To get there, the 4th Infantry Division has had to send the 40 ships carrying its armour and helicopters through the Suez canal and around the Arabian peninsula to Kuwait, where they are being unloaded as quickly as possible. The division's 21,000 troops have been flown in from their base in Texas, but the bulk of the force might not be able to move for another week. In an echo of the "rolling start" seen at the start of the war, elements of the division are likely to be sent north, bypassing Baghdad, as soon as they are ready.

Allied commanders are likely to wait several days more for the 4th Division to move into position: they do not have forces to spare from the battle for Baghdad. Nor would there be an option of using Kurdish peshmerga fighters to seize a city mainly inhabited by Sunni Muslim Arabs. For all their co-operation with Allied special forces, the Kurds would be unlikely to agree to such an operation in any case.

The symbolic importance of Tikrit, a decayed textile centre of some 250,000 people, is belied by its appearance, described as depressing by one visitor. When Saddam Hussein was born 65 years ago in the nearby village of al-Oja, Tikrit largely made its living by sending bargeloads of melons down the Tigris to Baghdad.

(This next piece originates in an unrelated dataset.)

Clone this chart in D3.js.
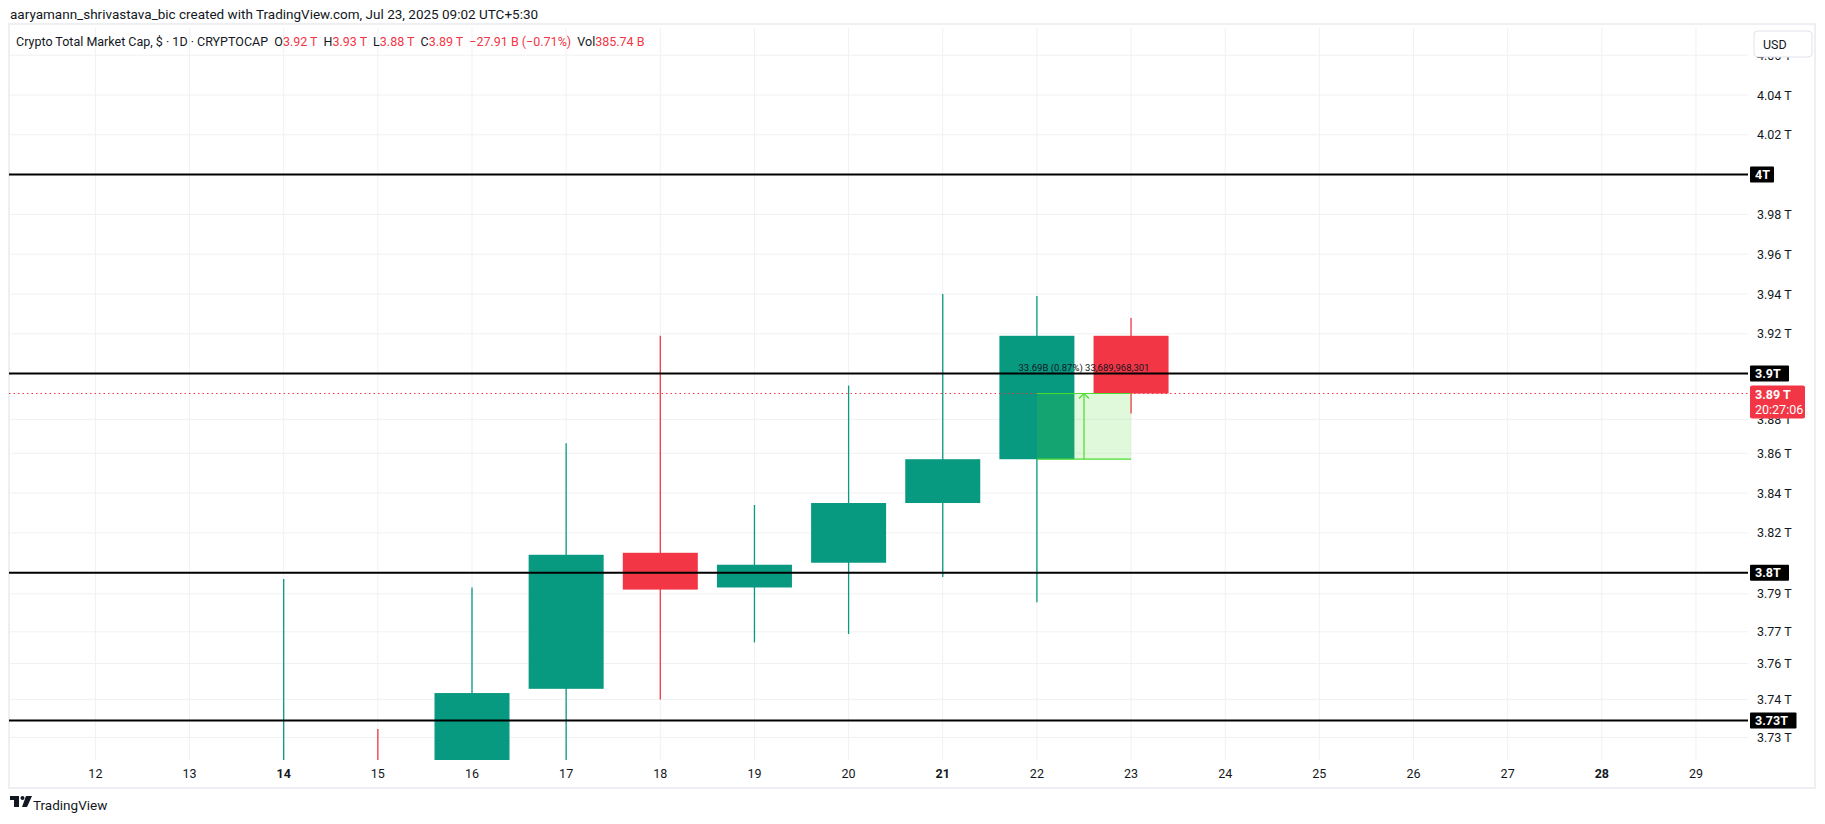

But the city was also the place where young, impoverished Sunni men came to join the Iraqi army, making it a useful political base for a would-be revolutionary like the young Saddam. The Sunni families in and around Tikrit form the bedrock of his support, filling important positions in the army, the security apparatus and the Baath party.

President Saddam built one of his biggest and most lavish palaces in Tikrit, and gave the inhabitants a stadium in which to celebrate his birthday, a national holiday in Iraq. But even in his birthplace, little more of his wealth trickled down to ordinary Iraqis. "The street signs might be better painted, and the roads a little better paved, but it was by no means as grand as one might have expected," one visitor said.

Tikrit will not be easy to defend. It is surrounded by desert, giving American forces ease of manoeuvre, and is bisected by wide avenues. Even if the Republican Guard shows stomach for a fight, it will be opposed by one of the most hi-tech units in the American army.

Its capitulation could still take a few days more, but the taking of Tikrit is likely to be the final act in the downfall of Saddam Hussein.